South African citrus allowed into all U.S. ports if cold-treated

U.S. authorizes imports of cold-treated South African citrus into all ports of entry

The USDA's Animal and Plant Health Inspection Service (APHIS) is authorizing the importation of cold-treated fresh South African citrus into all U.S. ports of entry.

After careful review of the proposal that it announced in March, APHIS scientists determined that citrus fruit from South Africa, which is cold treated in transit, can safely enter all U.S. ports of entry without increasing the risk of introducing the false coddling moth or other pests of concern.

Previously, APHIS restricted the entry of cold-treated South African citrus to four U.S. ports that have cold treatment facilities.

This restriction gave the U.S. the option of cold treating the fruit should the in-transit treatment not be completed prior to arrival.

APHIS’ decision is based on the findings of a commodity import evaluation document (CIED) that the agency made available to the public for review and comment through a previous notice.

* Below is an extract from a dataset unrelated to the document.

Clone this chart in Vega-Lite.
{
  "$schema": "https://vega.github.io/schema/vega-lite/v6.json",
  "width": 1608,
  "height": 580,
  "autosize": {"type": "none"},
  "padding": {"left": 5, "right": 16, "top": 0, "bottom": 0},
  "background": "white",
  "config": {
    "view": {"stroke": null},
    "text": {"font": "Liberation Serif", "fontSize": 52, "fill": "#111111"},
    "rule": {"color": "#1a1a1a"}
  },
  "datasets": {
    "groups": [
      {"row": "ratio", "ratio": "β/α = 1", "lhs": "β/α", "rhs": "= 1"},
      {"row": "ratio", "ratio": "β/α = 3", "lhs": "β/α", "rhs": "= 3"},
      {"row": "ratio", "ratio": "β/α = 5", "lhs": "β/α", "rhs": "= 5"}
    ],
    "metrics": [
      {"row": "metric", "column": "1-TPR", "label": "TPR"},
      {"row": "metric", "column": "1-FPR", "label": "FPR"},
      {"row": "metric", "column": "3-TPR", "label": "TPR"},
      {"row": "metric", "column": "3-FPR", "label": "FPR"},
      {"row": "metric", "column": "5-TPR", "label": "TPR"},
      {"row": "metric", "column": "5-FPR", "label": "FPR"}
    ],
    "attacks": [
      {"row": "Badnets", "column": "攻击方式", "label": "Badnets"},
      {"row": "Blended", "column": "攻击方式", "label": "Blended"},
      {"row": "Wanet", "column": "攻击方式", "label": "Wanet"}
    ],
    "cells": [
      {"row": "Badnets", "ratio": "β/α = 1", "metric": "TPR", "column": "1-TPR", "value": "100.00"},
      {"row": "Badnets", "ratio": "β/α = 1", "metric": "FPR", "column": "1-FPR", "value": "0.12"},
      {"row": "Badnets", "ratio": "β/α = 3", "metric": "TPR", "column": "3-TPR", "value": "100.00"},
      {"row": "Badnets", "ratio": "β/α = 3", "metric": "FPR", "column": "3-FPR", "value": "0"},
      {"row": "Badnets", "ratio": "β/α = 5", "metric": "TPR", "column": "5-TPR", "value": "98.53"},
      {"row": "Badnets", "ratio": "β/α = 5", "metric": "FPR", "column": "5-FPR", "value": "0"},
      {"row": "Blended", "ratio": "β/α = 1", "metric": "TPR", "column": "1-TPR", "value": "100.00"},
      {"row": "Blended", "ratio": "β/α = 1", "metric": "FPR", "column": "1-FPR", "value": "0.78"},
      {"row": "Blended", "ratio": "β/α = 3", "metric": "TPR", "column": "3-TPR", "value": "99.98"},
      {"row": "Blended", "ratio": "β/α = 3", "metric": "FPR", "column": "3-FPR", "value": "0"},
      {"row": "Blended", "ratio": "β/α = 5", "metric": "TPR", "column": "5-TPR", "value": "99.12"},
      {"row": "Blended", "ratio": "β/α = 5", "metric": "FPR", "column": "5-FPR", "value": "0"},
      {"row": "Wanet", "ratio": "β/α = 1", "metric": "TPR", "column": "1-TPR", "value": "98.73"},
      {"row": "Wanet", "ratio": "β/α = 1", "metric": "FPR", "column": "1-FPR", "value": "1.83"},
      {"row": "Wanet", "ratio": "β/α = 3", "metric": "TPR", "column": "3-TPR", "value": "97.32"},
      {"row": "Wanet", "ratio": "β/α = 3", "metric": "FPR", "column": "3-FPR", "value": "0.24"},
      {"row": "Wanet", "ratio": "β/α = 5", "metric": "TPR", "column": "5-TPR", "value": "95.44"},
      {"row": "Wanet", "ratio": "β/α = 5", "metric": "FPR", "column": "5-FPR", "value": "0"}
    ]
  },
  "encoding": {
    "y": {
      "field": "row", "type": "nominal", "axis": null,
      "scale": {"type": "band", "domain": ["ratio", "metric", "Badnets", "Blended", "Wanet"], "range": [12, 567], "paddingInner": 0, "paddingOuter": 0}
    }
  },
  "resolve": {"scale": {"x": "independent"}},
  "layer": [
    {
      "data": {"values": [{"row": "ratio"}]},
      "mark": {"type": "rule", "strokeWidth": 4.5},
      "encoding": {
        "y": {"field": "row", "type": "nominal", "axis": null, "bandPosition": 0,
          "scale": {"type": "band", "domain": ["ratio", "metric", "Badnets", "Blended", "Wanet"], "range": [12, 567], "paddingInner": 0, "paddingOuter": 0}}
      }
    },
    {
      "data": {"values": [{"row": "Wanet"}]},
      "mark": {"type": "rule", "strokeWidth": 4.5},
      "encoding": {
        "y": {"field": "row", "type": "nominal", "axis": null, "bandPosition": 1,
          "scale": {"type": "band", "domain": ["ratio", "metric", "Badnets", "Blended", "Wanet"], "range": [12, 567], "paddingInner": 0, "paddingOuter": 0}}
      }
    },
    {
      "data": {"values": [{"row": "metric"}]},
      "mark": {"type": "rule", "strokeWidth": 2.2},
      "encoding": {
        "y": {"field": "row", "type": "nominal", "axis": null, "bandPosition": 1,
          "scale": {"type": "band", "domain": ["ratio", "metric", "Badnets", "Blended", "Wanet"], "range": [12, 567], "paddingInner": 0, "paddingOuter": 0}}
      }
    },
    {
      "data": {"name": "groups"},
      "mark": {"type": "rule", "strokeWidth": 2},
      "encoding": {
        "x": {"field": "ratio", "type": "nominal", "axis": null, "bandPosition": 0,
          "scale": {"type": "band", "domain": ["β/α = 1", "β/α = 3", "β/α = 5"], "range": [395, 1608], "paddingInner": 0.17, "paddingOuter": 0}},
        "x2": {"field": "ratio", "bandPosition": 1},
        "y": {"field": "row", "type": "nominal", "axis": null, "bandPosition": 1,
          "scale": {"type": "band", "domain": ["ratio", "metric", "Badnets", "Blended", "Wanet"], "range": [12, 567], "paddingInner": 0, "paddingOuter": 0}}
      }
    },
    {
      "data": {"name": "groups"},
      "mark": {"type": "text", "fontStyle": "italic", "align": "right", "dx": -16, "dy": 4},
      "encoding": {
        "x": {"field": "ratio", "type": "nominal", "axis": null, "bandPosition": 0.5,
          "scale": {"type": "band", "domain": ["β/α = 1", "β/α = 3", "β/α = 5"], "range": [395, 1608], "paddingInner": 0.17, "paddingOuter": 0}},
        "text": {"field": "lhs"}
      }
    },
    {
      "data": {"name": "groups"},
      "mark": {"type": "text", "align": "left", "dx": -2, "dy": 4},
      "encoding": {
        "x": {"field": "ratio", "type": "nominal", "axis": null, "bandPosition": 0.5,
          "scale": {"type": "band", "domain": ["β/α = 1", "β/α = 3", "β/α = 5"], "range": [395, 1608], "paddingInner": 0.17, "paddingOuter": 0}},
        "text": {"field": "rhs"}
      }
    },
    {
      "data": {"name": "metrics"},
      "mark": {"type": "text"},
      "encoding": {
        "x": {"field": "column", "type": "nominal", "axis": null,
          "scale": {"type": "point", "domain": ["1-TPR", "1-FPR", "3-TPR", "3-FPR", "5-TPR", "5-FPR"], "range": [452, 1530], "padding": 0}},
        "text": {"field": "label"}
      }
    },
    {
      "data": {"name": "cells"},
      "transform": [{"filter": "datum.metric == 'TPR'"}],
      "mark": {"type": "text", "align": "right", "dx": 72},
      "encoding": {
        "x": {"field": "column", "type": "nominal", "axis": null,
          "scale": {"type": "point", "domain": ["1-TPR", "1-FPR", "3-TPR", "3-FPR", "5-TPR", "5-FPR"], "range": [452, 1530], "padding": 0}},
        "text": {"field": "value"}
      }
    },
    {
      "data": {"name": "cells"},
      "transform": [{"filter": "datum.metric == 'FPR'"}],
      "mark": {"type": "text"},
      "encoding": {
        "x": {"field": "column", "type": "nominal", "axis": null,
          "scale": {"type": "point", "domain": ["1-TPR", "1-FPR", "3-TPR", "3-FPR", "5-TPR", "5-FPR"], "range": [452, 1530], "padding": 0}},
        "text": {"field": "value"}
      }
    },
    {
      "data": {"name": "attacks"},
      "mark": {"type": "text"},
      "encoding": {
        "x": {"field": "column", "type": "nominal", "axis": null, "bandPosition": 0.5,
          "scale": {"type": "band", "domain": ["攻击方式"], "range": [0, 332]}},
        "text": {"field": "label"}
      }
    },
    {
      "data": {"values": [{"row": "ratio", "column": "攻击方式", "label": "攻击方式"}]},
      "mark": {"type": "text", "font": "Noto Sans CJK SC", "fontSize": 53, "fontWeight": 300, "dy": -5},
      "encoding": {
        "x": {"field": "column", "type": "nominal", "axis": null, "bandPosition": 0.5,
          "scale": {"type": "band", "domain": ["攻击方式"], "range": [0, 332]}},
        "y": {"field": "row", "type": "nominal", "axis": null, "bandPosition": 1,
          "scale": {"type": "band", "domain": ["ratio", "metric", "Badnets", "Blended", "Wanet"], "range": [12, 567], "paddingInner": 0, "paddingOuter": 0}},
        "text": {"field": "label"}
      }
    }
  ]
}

The organization also conducted intensive inspections for false codling moth on citrus from South Africa over a two-year period at the four previously authorized ports: Newark, New Jersey; Philadelphia, Pennsylvania; Wilmington, Delaware; and Houston, Texas.

During that time, more than 2,000 shipments of citrus were imported with no detections of live false codling moth.

This action is not expected to significantly increase the volume of citrus imports from South Africa, according to APHIS.